Improving Factor-Based Quantitative Investing by Forecasting Company Fundamentals (Paper Summary)

arXiv link:

Stock price movement happens at various levels. In the very short term (intraday), price movement is often driven by liquidity in the market. At the scale of few days, overall market movements as well as rumors, prroduct launches and sales reports play important roles. In the long run, the price movement depends on the company’s fundamental data like sales numbers and book value. Various quant funds work on all of these different levels, all the way from HFT market making (intraday movement) to doing factor strategies.

A typical flow for developing a factor strategy involves selecting one or more factors and ranking the stocks based on selected factors. The strategy bets on some stocks being undervalued according to the selected factors.

Data and Preprocessing

Data consists of 11,815 stocks listed on NYSE, NASDAQ and AMEX from 1970 to 2017. Non-US based companies as well as those with market cap below $100M are removed. Granularity of data is adjusted to have one datapoint per month for each company. Each datapoint consists of 20 features: 16 engineered features and 4 momentum features.

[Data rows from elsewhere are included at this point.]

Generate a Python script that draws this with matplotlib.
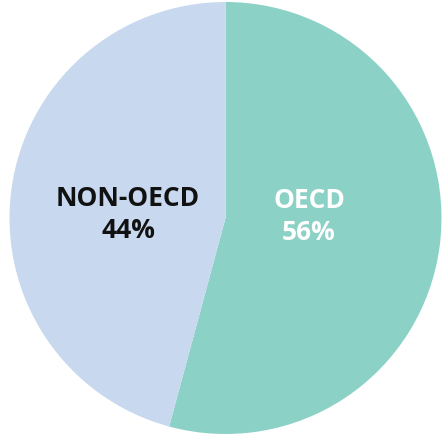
import matplotlib
matplotlib.use("Agg")
import matplotlib.pyplot as plt

categories = ["OECD", "NON-OECD"]
shares = [54.2, 45.8]          # slice sizes as drawn
share_labels = ["56%", "44%"]  # printed labels
colors = ["#8bd1c6", "#c8d9ef"]
text_colors = ["white", "#111111"]

fig = plt.figure(figsize=(4.45, 4.37), dpi=100)
ax = fig.add_axes([0, 0, 1, 1])

cx, cy, r = 225.5, 219, 216
ax.pie(shares, colors=colors, startangle=90, counterclock=False,
       center=(cx, cy), radius=r, frame=True,
       wedgeprops=dict(linewidth=0))
ax.set_xlim(0, 445)
ax.set_ylim(0, 437)
ax.set_aspect("equal")
ax.axis("off")

label_pos = [(309, 237), (128, 239)]
for cat, lab, tc, (x, y) in zip(categories, share_labels, text_colors, label_pos):
    ax.text(x, y, cat, ha="center", va="center", fontsize=19,
            fontweight="bold", color=tc, family="Open Sans")
    ax.text(x, y - 32, lab, ha="center", va="center", fontsize=19,
            fontweight="bold", color=tc, family="Open Sans")

fig.savefig("out.png", dpi=100)
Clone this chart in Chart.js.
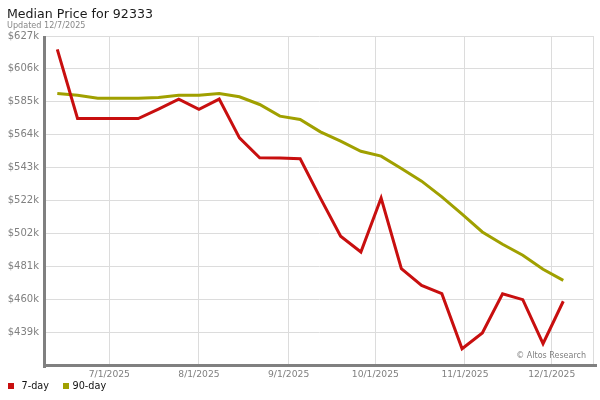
<!DOCTYPE html>
<html>
<head>
<meta charset="utf-8">
<script src="https://cdn.jsdelivr.net/npm/chart.js@4.4.1/dist/chart.umd.min.js"></script>
<style>
  html, body { margin: 0; padding: 0; background: #fff; }
  #wrap { position: relative; width: 600px; height: 400px; }
</style>
</head>
<body>
<div id="wrap"><canvas id="c" width="600" height="400"></canvas></div>
<script>
// ---- data ----
const chartTitle = 'Median Price for 92333';
const chartSubtitle = 'Updated 12/7/2025';
const creditText = '\u00A9 Altos Research';

const dates = [
  '2025-06-13','2025-06-20','2025-06-27','2025-07-04','2025-07-11','2025-07-18','2025-07-25',
  '2025-08-01','2025-08-08','2025-08-15','2025-08-22','2025-08-29','2025-09-05','2025-09-12',
  '2025-09-19','2025-09-26','2025-10-03','2025-10-10','2025-10-17','2025-10-24','2025-10-31',
  '2025-11-07','2025-11-14','2025-11-21','2025-11-28','2025-12-05'
];
const sevenDay = [
  618500, 574600, 574600, 574600, 574600, 580600, 586900,
  580400, 586900, 562300, 549600, 549500, 549000, 524000,
  499800, 489800, 524100, 479200, 468600, 463300, 428300,
  438300, 463300, 459500, 431500, 458500
];
const ninetyDay = [
  590500, 589300, 587400, 587400, 587400, 588000, 589300,
  589300, 590500, 588400, 583500, 576100, 574000, 566100,
  560200, 553800, 550700, 542800, 534800, 524800, 513800,
  502500, 494700, 487700, 478800, 471800
];
const seriesNames = ['7-day', '90-day'];
const seriesColors = ['#c80f0f', '#a0a000'];

const yTickValues = [438900, 459800, 480700, 501600, 522500, 543400, 564300, 585200, 606100, 627000];
const yTickLabels = ['$439k','$460k','$481k','$502k','$522k','$543k','$564k','$585k','$606k','$627k'];
const xTickDates = ['2025-07-01','2025-08-01','2025-09-01','2025-10-01','2025-11-01','2025-12-01'];
const xTickLabels = ['7/1/2025','8/1/2025','9/1/2025','10/1/2025','11/1/2025','12/1/2025'];
const xRange = ['2025-06-08T18:00:00Z', '2025-12-15T15:00:00Z'];
const yRange = [418000, 627000];

// ---- helpers ----
const ts = s => Date.parse(s.length === 10 ? s + 'T00:00:00Z' : s);
const FONT = '"DejaVu Sans", Verdana, sans-serif';
const legendSwatchX = [8, 63];
const legendTextX = [21.5, 72.5];

const pts = arr => arr.map((v, i) => ({ x: ts(dates[i]), y: v }));

const decor = {
  id: 'decor',
  beforeDatasetsDraw(chart) {
    const { ctx, chartArea: a } = chart;
    ctx.save();
    ctx.strokeStyle = '#dcdcdc';
    ctx.lineWidth = 1;
    ctx.beginPath();
    ctx.moveTo(Math.round(a.right) - 0.5, a.top);
    ctx.lineTo(Math.round(a.right) - 0.5, a.bottom);
    ctx.stroke();
    ctx.restore();
  },
  afterDraw(chart) {
    const { ctx, chartArea: a } = chart;
    ctx.save();
    // axes
    ctx.fillStyle = '#808080';
    ctx.fillRect(a.left - 2, a.top, 3, a.bottom - a.top + 3);
    ctx.fillRect(a.left - 2, a.bottom - 1, a.right - a.left + 5, 3);
    // title
    ctx.fillStyle = '#1a1a1a';
    ctx.font = '12.6px ' + FONT;
    ctx.textBaseline = 'alphabetic';
    ctx.textAlign = 'left';
    ctx.fillText(chartTitle, 7, 18);
    ctx.fillStyle = '#888';
    ctx.font = '8.1px ' + FONT;
    ctx.fillText(chartSubtitle, 7, 27.5);
    // credit
    ctx.font = '8px ' + FONT;
    ctx.textAlign = 'right';
    ctx.fillStyle = '#808080';
    ctx.fillText(creditText, a.right - 8, a.bottom - 7.5);
    // legend
    ctx.textAlign = 'left';
    ctx.font = '9.7px ' + FONT;
    const ly = 386;
    seriesNames.forEach((n, i) => {
      ctx.fillStyle = seriesColors[i];
      ctx.fillRect(legendSwatchX[i], ly - 3, 6, 6);
      ctx.fillStyle = '#111';
      ctx.textBaseline = 'middle';
      ctx.fillText(n, legendTextX[i], ly + 0.5);
    });
    ctx.restore();
  }
};

new Chart(document.getElementById('c'), {
  type: 'line',
  data: {
    datasets: seriesNames.map((n, i) => ({
      label: n,
      data: pts(i === 0 ? sevenDay : ninetyDay),
      borderColor: seriesColors[i],
      backgroundColor: seriesColors[i],
      borderWidth: 3,
      pointRadius: 0,
      tension: 0,
      fill: false,
      order: i === 0 ? 0 : 1
    }))
  },
  options: {
    responsive: false,
    animation: false,
    events: [],
    layout: { padding: { top: 36, right: 6, bottom: 15, left: 0 } },
    plugins: { legend: { display: false }, title: { display: false }, tooltip: { enabled: false } },
    scales: {
      x: {
        type: 'linear',
        min: ts(xRange[0]),
        max: ts(xRange[1]),
        afterBuildTicks: s => { s.ticks = xTickDates.map(d => ({ value: ts(d) })); },
        afterFit: s => { s.height = 20; },
        grid: { color: '#dcdcdc', lineWidth: 1, drawTicks: false },
        border: { display: false },
        ticks: {
          padding: 4,
          color: '#808080',
          font: { family: FONT, size: 9.2 },
          maxRotation: 0,
          autoSkip: false,
          callback: v => { const k = xTickDates.findIndex(d => ts(d) === v); return k >= 0 ? xTickLabels[k] : ''; }
        }
      },
      y: {
        min: yRange[0],
        max: yRange[1],
        afterBuildTicks: s => { s.ticks = yTickValues.map(v => ({ value: v })); },
        afterFit: s => { s.width = 45; },
        grid: { color: '#dcdcdc', lineWidth: 1, drawTicks: false },
        border: { display: false },
        ticks: {
          padding: 6,
          color: '#808080',
          font: { family: FONT, size: 10 },
          autoSkip: false,
          callback: v => { const k = yTickValues.indexOf(v); return k >= 0 ? yTickLabels[k] : ''; }
        }
      }
    }
  },
  plugins: [decor]
});
</script>
</body>
</html>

Income statement features - trailing twelve months (TTM):

  • Revenue
  • Cost of goods sold
  • Selling, general and admin expense
  • Earnings before interest and taxes (EBIT)
  • Net income

Balance sheet features - most recent quarter (MRQ):

  • Cash and cash equivalents
  • Receivables
  • Inventories
  • Other Assets
  • Property plant and equipment
  • Other Assets
  • Debt in current liabilities
  • Accounts payable
  • Taxes payable
  • Other current liabilities
  • Total liabilities

4 momentum features are price movement of the stock over the previous 1, 3, 6, and 9 months. They use percentile among all stocks rather than absolute numbers.

Fundamental features are normalized by the market capitalization of the company. The features are then scaled to zero mean and unit standard deviation.


In-sample and out-of-sample data are chosen at 2 levels:

  • 1970-2017 period is divided into in-sample period of 1970-1999 and out-of-sample period of 2000-2017.
  • Within the in-sample period, the stock universe is divided to select 30% stocks for validation.

In-sample validation set is used to indentify the hyperparameters and the early stopping criteria. The same model is used to predict all 16 fundamental features.

At each time step \(t\), features from 5 months spaced 1 year apart (\(t-48, t-36, t-24, t-12, t\)) are used to predict the fundamental data at time t + 12. The authors used multilayer perceptron (MLP) and recurrent neural network (RNN) models for this prediction setup.


From the above result table, it’s clear that using predicted future fundamental data is more effective in the strategy return space. And among the prediction models, MLP is doing a better job than a linear regression model.

The strategy simulation was done by ranking all stocks according to the factor EBIT/EV (Earnings before interest and taxes). Top 50 stocks were selected. They allocated equally in these top 50 stocks and kept the positions for the next 1 year. At the end of the year, they would rebalance according to the new predictions and rankings.